* What you are asked to do
Write out the listing, please, but only from its first line through the line containing "const falleLen10 = [4.46,144], falleLen20", exactly as given and without pictures.
⁂
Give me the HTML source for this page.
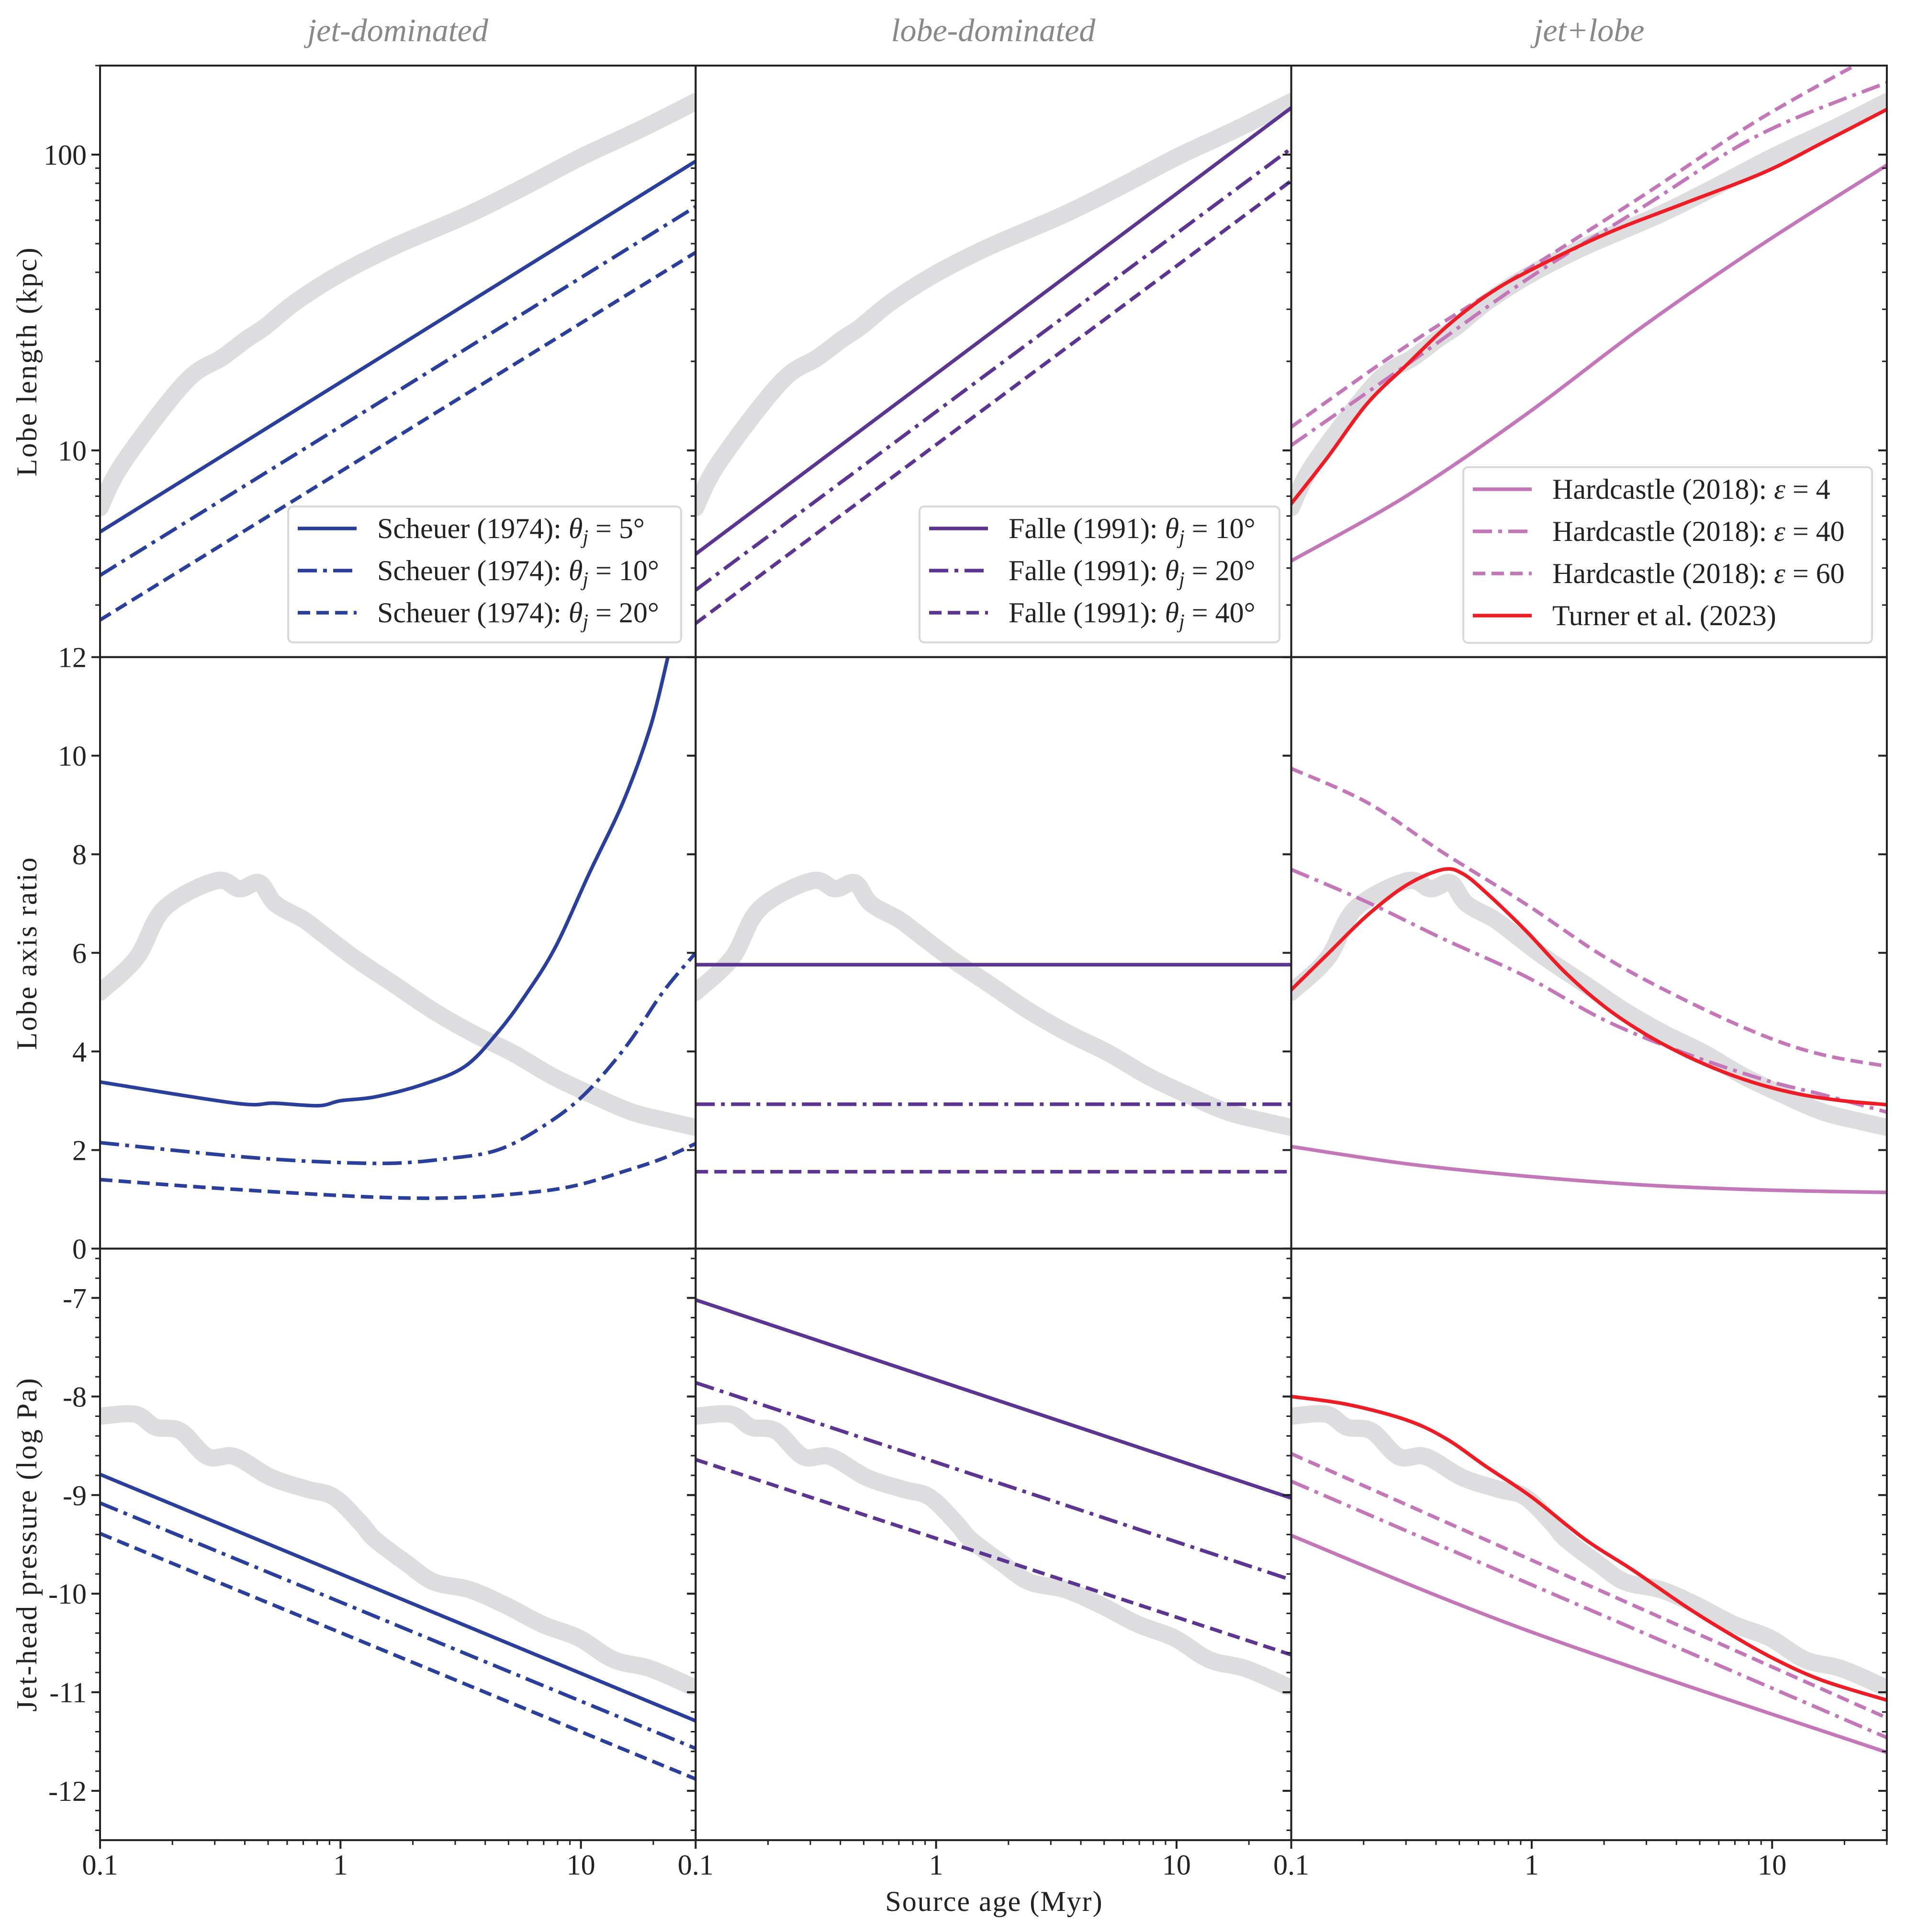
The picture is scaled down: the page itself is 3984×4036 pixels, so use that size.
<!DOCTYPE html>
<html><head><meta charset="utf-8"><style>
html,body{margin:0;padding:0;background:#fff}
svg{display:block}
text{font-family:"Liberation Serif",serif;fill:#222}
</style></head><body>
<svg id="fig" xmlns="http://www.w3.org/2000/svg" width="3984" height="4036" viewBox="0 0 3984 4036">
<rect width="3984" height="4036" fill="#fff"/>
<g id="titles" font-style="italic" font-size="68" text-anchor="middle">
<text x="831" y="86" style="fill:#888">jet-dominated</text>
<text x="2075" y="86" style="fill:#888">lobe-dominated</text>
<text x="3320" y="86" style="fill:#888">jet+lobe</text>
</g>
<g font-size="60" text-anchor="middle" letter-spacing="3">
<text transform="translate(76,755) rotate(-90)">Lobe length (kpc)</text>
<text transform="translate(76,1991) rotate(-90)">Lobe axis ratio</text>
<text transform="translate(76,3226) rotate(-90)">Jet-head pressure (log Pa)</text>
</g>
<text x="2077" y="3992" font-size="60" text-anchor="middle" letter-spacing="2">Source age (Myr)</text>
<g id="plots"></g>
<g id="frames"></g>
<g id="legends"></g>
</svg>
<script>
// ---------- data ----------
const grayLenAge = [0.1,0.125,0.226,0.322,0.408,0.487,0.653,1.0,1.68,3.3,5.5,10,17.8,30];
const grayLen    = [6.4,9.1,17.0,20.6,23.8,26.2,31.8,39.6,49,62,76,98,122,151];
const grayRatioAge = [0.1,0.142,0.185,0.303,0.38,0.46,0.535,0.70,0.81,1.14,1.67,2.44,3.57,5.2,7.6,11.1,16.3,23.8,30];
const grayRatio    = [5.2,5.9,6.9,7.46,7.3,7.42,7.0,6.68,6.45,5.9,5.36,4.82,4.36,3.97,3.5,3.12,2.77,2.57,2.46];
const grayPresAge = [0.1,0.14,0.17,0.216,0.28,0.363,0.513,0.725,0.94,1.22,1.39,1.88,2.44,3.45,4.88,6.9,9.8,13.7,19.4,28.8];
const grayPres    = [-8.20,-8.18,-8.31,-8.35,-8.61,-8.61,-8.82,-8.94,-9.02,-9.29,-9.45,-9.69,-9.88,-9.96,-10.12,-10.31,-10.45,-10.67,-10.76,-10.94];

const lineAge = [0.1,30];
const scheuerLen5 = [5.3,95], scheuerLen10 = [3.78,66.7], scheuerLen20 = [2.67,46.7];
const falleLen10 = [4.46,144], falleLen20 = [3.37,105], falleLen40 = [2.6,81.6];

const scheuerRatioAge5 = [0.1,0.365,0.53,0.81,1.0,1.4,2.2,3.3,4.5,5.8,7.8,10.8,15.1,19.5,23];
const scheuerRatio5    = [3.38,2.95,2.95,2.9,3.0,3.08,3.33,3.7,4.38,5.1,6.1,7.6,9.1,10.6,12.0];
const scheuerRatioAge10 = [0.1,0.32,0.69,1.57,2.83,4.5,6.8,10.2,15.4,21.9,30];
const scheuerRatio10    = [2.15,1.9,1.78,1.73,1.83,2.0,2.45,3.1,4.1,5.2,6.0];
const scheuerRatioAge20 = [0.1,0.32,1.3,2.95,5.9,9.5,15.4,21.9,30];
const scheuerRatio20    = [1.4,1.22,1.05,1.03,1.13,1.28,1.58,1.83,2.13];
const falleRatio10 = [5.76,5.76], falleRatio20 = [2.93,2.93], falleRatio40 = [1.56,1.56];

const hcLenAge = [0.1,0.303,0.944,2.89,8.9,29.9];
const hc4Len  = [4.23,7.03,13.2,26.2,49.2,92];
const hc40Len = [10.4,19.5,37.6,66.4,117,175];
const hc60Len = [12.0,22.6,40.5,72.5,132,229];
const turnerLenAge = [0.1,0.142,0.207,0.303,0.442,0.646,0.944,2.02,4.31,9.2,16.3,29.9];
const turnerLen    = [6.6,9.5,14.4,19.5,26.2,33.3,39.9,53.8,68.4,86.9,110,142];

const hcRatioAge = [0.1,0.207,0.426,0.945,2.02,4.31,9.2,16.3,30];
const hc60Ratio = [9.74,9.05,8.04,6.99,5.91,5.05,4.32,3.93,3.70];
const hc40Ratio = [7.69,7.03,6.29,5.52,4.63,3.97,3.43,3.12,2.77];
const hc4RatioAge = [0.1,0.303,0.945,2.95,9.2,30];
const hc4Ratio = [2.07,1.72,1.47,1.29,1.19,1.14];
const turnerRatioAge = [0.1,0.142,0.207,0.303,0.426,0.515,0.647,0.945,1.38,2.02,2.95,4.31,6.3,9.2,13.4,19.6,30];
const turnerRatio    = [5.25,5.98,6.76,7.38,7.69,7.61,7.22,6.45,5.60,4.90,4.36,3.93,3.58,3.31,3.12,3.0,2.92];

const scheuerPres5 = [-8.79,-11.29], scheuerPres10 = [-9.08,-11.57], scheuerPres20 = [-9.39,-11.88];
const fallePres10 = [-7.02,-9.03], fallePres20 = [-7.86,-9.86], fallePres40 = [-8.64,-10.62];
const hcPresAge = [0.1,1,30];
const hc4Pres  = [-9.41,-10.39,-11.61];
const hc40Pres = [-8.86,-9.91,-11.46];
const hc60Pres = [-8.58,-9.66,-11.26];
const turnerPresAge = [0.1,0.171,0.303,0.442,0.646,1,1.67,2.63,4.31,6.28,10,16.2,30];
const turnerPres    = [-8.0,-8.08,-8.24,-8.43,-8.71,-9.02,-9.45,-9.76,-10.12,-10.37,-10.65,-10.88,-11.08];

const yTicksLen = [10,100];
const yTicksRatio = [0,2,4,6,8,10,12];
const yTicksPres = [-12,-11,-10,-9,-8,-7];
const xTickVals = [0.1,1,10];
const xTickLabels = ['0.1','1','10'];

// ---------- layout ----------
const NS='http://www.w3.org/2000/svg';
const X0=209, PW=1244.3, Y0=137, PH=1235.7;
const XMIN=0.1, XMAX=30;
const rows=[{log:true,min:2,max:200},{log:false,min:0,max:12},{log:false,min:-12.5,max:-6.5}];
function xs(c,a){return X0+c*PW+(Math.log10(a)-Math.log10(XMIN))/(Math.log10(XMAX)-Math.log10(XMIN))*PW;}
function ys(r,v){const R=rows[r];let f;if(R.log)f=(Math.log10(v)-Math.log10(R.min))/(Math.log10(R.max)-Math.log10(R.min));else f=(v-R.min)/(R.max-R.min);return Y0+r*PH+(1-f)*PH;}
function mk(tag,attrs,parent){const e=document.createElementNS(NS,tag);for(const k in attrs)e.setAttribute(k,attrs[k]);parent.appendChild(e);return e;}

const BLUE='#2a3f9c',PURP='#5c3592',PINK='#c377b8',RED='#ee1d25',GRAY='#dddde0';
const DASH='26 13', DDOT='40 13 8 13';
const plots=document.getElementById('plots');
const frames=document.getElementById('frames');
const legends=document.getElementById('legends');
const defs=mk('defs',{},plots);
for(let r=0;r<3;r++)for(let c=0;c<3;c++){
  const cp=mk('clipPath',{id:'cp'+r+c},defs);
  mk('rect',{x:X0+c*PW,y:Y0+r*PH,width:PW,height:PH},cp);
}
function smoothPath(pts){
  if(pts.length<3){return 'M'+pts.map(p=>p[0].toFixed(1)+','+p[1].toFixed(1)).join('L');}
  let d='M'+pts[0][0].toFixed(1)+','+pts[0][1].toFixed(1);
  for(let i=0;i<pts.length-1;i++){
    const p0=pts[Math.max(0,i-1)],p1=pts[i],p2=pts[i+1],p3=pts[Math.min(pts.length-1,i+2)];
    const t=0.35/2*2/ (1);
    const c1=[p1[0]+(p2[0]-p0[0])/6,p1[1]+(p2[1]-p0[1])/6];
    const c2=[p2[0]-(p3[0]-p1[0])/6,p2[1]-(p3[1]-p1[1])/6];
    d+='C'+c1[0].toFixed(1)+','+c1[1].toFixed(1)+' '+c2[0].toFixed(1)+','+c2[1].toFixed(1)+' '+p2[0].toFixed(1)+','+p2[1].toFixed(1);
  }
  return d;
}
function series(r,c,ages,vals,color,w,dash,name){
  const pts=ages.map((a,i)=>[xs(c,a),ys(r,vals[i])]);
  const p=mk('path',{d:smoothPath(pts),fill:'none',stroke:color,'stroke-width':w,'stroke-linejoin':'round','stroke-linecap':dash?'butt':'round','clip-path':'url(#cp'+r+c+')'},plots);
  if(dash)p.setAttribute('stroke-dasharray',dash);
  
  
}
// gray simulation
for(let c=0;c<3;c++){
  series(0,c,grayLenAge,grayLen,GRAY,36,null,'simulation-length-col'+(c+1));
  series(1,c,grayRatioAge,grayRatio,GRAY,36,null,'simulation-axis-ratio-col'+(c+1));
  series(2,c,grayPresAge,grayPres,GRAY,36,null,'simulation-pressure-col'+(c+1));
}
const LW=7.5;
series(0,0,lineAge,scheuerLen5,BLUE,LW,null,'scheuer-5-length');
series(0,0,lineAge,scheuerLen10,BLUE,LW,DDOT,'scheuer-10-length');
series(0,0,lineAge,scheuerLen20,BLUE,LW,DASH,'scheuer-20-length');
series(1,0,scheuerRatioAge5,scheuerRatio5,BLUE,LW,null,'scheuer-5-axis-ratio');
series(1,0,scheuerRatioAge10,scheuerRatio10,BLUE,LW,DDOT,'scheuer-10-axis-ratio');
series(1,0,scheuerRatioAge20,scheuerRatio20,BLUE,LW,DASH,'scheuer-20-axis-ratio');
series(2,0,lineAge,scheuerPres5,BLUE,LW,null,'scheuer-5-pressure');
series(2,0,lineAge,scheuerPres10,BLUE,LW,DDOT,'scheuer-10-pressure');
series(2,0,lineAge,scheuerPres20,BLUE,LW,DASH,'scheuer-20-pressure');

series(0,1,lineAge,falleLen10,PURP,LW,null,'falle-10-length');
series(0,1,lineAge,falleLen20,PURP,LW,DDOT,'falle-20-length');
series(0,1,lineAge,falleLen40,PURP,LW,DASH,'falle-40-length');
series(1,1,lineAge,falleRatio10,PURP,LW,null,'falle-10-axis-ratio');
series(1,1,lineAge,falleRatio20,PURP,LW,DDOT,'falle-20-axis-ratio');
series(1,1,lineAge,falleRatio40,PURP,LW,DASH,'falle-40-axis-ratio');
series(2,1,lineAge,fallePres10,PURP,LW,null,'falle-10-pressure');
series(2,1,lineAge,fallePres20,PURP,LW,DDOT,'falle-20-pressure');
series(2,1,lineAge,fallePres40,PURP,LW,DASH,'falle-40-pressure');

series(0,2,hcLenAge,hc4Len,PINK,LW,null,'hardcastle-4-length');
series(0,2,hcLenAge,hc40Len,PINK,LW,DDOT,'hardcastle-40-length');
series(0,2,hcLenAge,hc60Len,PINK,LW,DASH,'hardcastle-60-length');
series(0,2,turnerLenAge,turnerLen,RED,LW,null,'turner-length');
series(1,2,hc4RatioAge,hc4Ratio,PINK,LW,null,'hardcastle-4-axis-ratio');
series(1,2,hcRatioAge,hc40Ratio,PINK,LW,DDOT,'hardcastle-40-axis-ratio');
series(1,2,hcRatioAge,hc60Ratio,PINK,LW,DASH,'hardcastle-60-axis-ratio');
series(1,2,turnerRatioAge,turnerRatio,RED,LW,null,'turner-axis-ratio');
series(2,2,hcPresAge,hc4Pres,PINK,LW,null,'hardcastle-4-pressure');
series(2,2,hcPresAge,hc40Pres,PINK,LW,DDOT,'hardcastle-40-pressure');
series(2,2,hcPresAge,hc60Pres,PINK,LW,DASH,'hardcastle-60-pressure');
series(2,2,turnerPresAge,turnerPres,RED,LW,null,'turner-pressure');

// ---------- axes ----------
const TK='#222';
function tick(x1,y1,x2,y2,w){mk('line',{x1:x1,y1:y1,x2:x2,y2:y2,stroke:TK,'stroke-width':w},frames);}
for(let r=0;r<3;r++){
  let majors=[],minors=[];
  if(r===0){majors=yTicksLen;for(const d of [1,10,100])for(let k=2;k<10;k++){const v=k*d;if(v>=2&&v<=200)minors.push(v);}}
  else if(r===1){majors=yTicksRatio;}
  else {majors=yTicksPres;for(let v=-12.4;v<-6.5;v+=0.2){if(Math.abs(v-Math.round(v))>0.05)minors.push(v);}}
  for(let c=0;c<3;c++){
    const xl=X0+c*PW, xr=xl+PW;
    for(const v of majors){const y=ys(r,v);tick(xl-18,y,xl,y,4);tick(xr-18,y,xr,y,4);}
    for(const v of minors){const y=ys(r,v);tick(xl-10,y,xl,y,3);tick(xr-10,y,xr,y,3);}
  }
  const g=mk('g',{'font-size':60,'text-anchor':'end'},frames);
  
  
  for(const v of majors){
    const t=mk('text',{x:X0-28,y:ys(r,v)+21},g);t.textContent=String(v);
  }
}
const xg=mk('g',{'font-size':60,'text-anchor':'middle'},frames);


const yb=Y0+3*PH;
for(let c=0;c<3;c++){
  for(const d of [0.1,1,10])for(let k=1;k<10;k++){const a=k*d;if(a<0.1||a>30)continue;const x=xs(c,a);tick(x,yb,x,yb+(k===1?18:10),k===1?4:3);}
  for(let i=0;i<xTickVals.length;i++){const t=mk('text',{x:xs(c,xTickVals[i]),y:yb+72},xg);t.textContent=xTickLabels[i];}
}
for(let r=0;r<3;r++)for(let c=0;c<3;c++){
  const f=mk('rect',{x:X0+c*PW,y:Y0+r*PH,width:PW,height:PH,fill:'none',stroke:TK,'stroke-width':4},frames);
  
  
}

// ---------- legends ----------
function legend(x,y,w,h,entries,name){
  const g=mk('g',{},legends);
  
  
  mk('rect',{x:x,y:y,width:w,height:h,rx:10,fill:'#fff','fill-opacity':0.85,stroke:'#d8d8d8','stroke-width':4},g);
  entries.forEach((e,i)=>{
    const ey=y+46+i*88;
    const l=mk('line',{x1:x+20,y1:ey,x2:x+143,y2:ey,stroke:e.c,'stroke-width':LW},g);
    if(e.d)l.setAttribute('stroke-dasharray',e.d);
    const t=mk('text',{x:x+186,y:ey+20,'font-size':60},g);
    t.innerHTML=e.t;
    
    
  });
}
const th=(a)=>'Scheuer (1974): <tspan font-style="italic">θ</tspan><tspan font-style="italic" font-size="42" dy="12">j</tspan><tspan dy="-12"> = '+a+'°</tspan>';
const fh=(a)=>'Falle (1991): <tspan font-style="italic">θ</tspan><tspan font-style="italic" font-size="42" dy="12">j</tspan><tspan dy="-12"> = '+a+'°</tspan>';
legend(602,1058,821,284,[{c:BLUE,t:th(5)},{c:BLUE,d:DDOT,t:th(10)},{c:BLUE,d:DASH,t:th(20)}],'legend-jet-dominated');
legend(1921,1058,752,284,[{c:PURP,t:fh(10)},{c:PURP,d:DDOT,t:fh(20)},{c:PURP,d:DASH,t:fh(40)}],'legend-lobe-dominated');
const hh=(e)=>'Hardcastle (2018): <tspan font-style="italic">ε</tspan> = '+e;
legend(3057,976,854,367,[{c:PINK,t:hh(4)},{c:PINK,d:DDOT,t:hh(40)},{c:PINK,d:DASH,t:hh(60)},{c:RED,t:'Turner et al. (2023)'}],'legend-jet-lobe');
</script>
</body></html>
⁂
* Reply to the exercise
Give me the HTML source for this page.
The picture is scaled down: the page itself is 3984×4036 pixels, so use that size.
<!DOCTYPE html>
<html><head><meta charset="utf-8"><style>
html,body{margin:0;padding:0;background:#fff}
svg{display:block}
text{font-family:"Liberation Serif",serif;fill:#222}
</style></head><body>
<svg id="fig" xmlns="http://www.w3.org/2000/svg" width="3984" height="4036" viewBox="0 0 3984 4036">
<rect width="3984" height="4036" fill="#fff"/>
<g id="titles" font-style="italic" font-size="68" text-anchor="middle">
<text x="831" y="86" style="fill:#888">jet-dominated</text>
<text x="2075" y="86" style="fill:#888">lobe-dominated</text>
<text x="3320" y="86" style="fill:#888">jet+lobe</text>
</g>
<g font-size="60" text-anchor="middle" letter-spacing="3">
<text transform="translate(76,755) rotate(-90)">Lobe length (kpc)</text>
<text transform="translate(76,1991) rotate(-90)">Lobe axis ratio</text>
<text transform="translate(76,3226) rotate(-90)">Jet-head pressure (log Pa)</text>
</g>
<text x="2077" y="3992" font-size="60" text-anchor="middle" letter-spacing="2">Source age (Myr)</text>
<g id="plots"></g>
<g id="frames"></g>
<g id="legends"></g>
</svg>
<script>
// ---------- data ----------
const grayLenAge = [0.1,0.125,0.226,0.322,0.408,0.487,0.653,1.0,1.68,3.3,5.5,10,17.8,30];
const grayLen    = [6.4,9.1,17.0,20.6,23.8,26.2,31.8,39.6,49,62,76,98,122,151];
const grayRatioAge = [0.1,0.142,0.185,0.303,0.38,0.46,0.535,0.70,0.81,1.14,1.67,2.44,3.57,5.2,7.6,11.1,16.3,23.8,30];
const grayRatio    = [5.2,5.9,6.9,7.46,7.3,7.42,7.0,6.68,6.45,5.9,5.36,4.82,4.36,3.97,3.5,3.12,2.77,2.57,2.46];
const grayPresAge = [0.1,0.14,0.17,0.216,0.28,0.363,0.513,0.725,0.94,1.22,1.39,1.88,2.44,3.45,4.88,6.9,9.8,13.7,19.4,28.8];
const grayPres    = [-8.20,-8.18,-8.31,-8.35,-8.61,-8.61,-8.82,-8.94,-9.02,-9.29,-9.45,-9.69,-9.88,-9.96,-10.12,-10.31,-10.45,-10.67,-10.76,-10.94];

const lineAge = [0.1,30];
const scheuerLen5 = [5.3,95], scheuerLen10 = [3.78,66.7], scheuerLen20 = [2.67,46.7];
const falleLen10 = [4.46,144], falleLen20 = [3.37,105], falleLen40 = [2.6,81.6];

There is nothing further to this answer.